Terry Bendall wrote:
And out of interest what are the effects of creatng a box girder from ply and thin strips of solid timber top and botton rather than an I gider?
Our basebords will of course have beams on both sides with either a solid top surface spanning the space between the two, or just the track bed supported on cross beams. What effect does that have on the stiffness of the whole structure?
"Stiffness" for various shapes attached. Ixx relates to vertical load and deflection, Iyy relates to horizontal effects and J relates to the twist. For a given load and span, doubling "I" halves the deflection, doubling J halves the angle of twist, and so on. The huge increase in "J" for the closed box is not an error - they really are very much stiffer in torsion than thin, open cross sections of similar size.

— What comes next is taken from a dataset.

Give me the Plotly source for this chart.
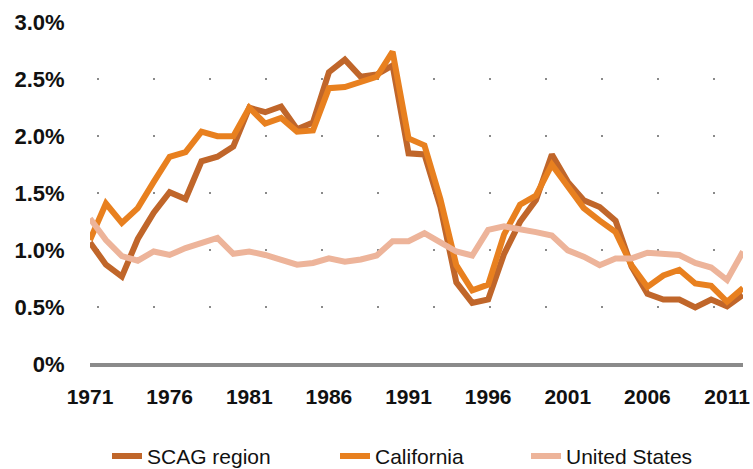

A track bed that is not fixed firmly to the side beams contributes virtually nothing to the vertical or torsional stiffness of the assembly (Ixx and J are very low). If it was 600mm wide rather than 200mm as tabulated, Ixx and J would be increased by a factor of 3 - so the contribution is still negligible. But if a trackbed were fixed to the top edge of the side beams there are two significant benefits - each side beam becomes an inverted "L" beam which increases Ixx, and the horizontal leg will prevent the vertical leg from buckling sideways, allowing thinner sections to be used. (Linn Westcott discovered this half a century ago.) I am fairly sure this is how the laser cut boards manage to get away with main beams just 6mm wide spanning 1200mm or more.